The driver who killed Cooper Stock, the law’s namesake, was cited for failure to yield. But the cab drivers who fatally struck Kelly Gordon and Timothy Keith, for example, were reportedly not summonsed for those crashes. Nor was the cabbie who severed the leg of Sian Green. Even with Cooper’s Law in effect, all of those cab drivers would theoretically remain in good standing with the TLC.
It is too early to know whether NYPD is ticketing more drivers who injure and kill since the advent of Vision Zero, but another item on yesterday’s agenda might be instructive. The council passed a resolution asking Albany to elevate violations of the state’s vulnerable user law to misdemeanor status, which would let cops ticket drivers based on probable cause.

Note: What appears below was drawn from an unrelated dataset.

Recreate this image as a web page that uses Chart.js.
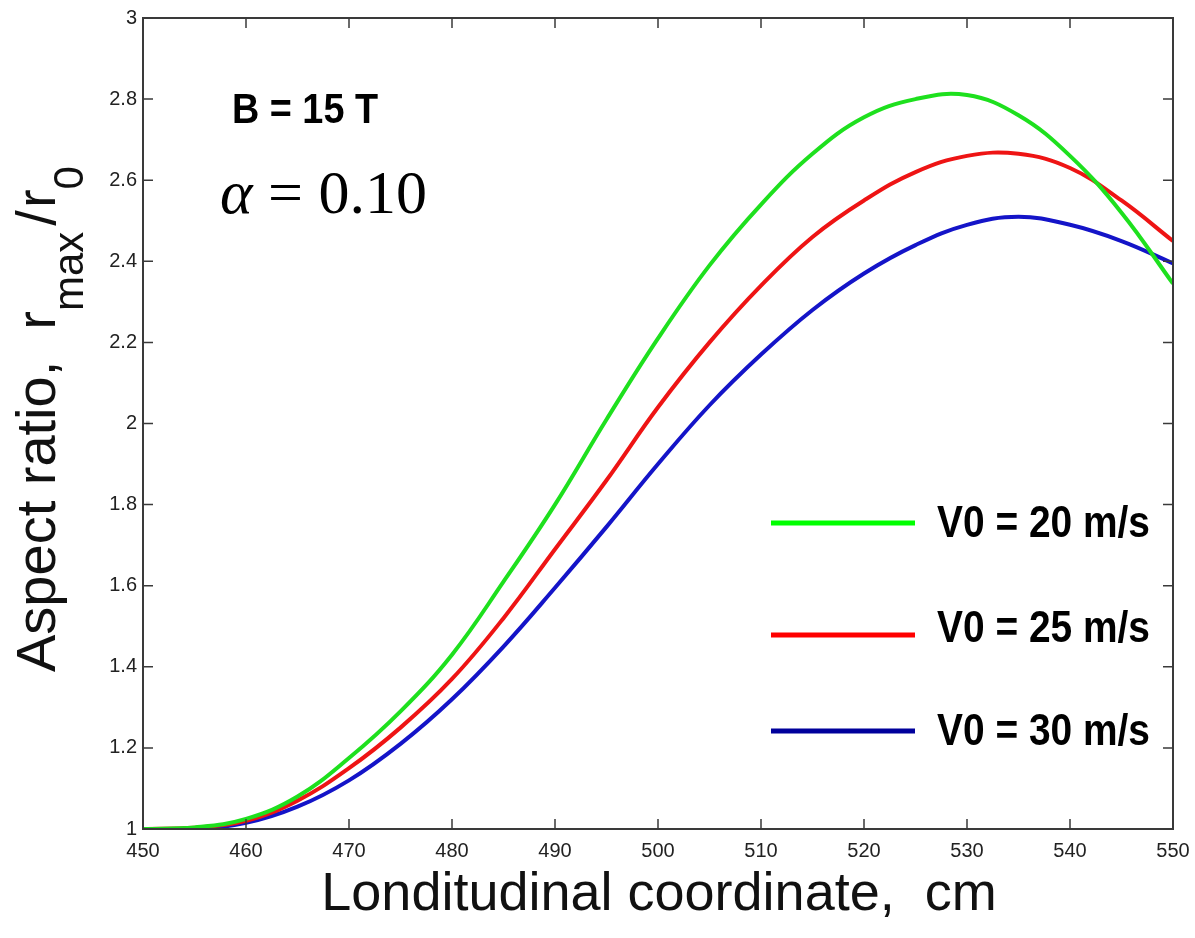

NYPD has said it can’t cite drivers for mere traffic violations unless an officer personally witnesses the incident.
Hayley and Diego’s Law — also named after children killed by a driver who avoided criminal charges — was meant to give police a middle ground between a traffic violation and a crime. Because the department only issues careless driving citations if the crash is investigated by the Collision Investigation Squad, NYPD has for years failed to enforce the law as intended. As a result, fewer than 1 percent of New York City drivers who injure and kill pedestrians and cyclists are cited for careless driving.
Another potential hindrance is that NYPD investigates a fraction of serious traffic crashes. Though Ray Kelly purportedly retired the “likely to die” rule, only CIS personnel are trained to do more than check off boxes on the state-issued collision report form. In 2011 NYPD investigated just 304 of 3,192 fatal or serious collisions, according to the office of former comptroller John Liu. Even with reported additions to CIS, the unit has nowhere close to the staff it needs to properly investigate all serious crashes.
If NYPD limits enforcement of Cooper’s Law to CIS-investigated collisions, or does not change its approach to traffic crashes in a meaningful way, dangerous cab drivers will remain on the job.